Beijing says it’s ‘very rude’ for 14 countries and the EU to ask them about detaining 1 million Muslims
(Business Insider Malaysia, 16 novembre 2018)
Le indiscrezioni sulla volontà da parte degli ambasciatori di alcuni Paesi occidentali di organizzare un incontro coordinato per mettere sotto torchio i funzionari del Partito Comunista Cinese nello Xinjiang sulla persecuzione della minoranza uigura hanno fatto indignare Pechino.
Una quindicina di ambasciatori aveva infatti richiesto un incontro con Chen Quanguo, segretario del Partito Comunista dello Xinjiang, ritenuto l’architetto della repressione, in modo da poter protestare ufficialmente per le violazioni dei diritti umani contro il gruppo musulmano di lingua turcica.
La Cina ha messo in atto una repressione senza precedenti sugli uiguri, sottoponendoli a migliaia di telecamere per il riconoscimento facciale, costringendoli a scaricare app che tracciano l’attività del cellulare e confinandone un milione in campi di rieducazione. Pechino giustifica la repressione come misura antiterrorismo e definisce i campi di rieducazione come centri di “formazione professionale gratuita”. Nonostante la Cina sostenga che i suoi campi di concentramento siano “divertenti”, essa si è sempre rifiutata di consentire le ispezioni delle Nazioni Unite.
Il ministero degli Esteri cinese si è scagliato contro l’appello dei diplomatici, definendo gli ambasciatori coinvolti dei “maleducati”. La portavoce Hua Chunying ha riferito ai giornalisti: “Penso che sia un atteggiamento davvero scortese e non possiamo accettarlo.
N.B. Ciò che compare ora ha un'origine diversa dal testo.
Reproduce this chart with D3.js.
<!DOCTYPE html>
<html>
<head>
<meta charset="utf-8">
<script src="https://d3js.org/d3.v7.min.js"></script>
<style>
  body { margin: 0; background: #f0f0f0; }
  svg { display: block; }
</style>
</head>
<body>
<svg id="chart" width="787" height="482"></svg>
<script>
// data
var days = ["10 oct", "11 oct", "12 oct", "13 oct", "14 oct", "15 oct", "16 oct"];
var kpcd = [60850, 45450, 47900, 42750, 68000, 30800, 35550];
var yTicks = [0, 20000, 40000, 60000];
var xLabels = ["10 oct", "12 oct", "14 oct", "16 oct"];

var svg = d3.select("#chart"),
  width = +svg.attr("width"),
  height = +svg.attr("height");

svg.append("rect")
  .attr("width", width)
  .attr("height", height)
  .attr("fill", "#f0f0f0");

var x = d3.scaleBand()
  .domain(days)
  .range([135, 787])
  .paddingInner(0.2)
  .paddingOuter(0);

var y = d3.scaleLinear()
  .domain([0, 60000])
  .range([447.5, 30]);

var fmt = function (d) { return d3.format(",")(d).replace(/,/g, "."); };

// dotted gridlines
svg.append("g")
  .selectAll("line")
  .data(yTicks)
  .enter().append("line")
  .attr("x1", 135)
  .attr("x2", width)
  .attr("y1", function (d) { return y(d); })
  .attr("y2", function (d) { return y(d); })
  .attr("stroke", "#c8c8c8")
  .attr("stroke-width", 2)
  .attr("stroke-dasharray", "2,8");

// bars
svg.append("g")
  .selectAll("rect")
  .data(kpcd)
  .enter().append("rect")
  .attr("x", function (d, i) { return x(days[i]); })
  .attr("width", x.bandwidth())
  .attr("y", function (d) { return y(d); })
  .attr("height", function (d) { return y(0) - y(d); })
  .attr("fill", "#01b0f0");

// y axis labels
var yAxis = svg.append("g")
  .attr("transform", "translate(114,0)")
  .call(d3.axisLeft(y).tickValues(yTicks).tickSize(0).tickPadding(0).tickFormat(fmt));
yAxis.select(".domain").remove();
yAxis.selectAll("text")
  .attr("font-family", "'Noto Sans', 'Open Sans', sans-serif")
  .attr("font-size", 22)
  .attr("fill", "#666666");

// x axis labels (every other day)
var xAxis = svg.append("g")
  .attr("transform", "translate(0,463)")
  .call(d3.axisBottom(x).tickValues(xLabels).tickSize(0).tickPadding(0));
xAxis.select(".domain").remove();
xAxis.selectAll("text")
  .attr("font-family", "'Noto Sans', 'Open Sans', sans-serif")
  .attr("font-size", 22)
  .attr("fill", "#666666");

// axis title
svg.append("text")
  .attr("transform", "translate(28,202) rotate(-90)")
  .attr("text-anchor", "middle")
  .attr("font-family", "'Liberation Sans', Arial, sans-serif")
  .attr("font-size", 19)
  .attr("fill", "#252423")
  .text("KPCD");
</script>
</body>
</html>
Auspichiamo che, proprio nelle vesti di ambasciatori, costoro possano adempiere con professionalità alle proprie responsabilità, svolgere un ruolo positivo e costruttivo nell’aiutare i loro paesi a comprendere la Cina da tutte le prospettive e a promuovere la fiducia reciproca, l’amicizia e la cooperazione“.
Hua ha anche accusato i diplomatici di ipocrisia, sostenendo che tutti i gruppi etnici cinesi -inclusi uiguri e han- vivono in perfetta armonia e che i campi uiguri sono un mezzo per assimilarli nella società cinese: “Non sembra che questi ambasciatori abbiano fatto i compiti a casa: sanno per esempio che in Cina, oltre a uiguri e han, ci sono altre 54 minoranze etniche? Potremmo chiedere loro se anche negli Stati Uniti e nel Canada le minoranze etniche sono ‘costrette’ a imparare l’inglese? E se queste minoranze imparassero l’inglese, sarebbe considerato una forma di eradicazione e assimilazione forzata?”.
Gli Stati Uniti tuttavia non compaiono tra i firmatari dell’appello a Chen, che invece riportava i nomi degli ambasciatori di Gran Bretagna, Canada, Francia, Svizzera, Unione Europea, Germania, Paesi Bassi, Australia, Irlanda, Svezia, Belgio, Norvegia, Estonia, Finlandia e Danimarca. Secondo quanto riferito, il Canada si sarebbe occupato materialmente della stesura della lettera.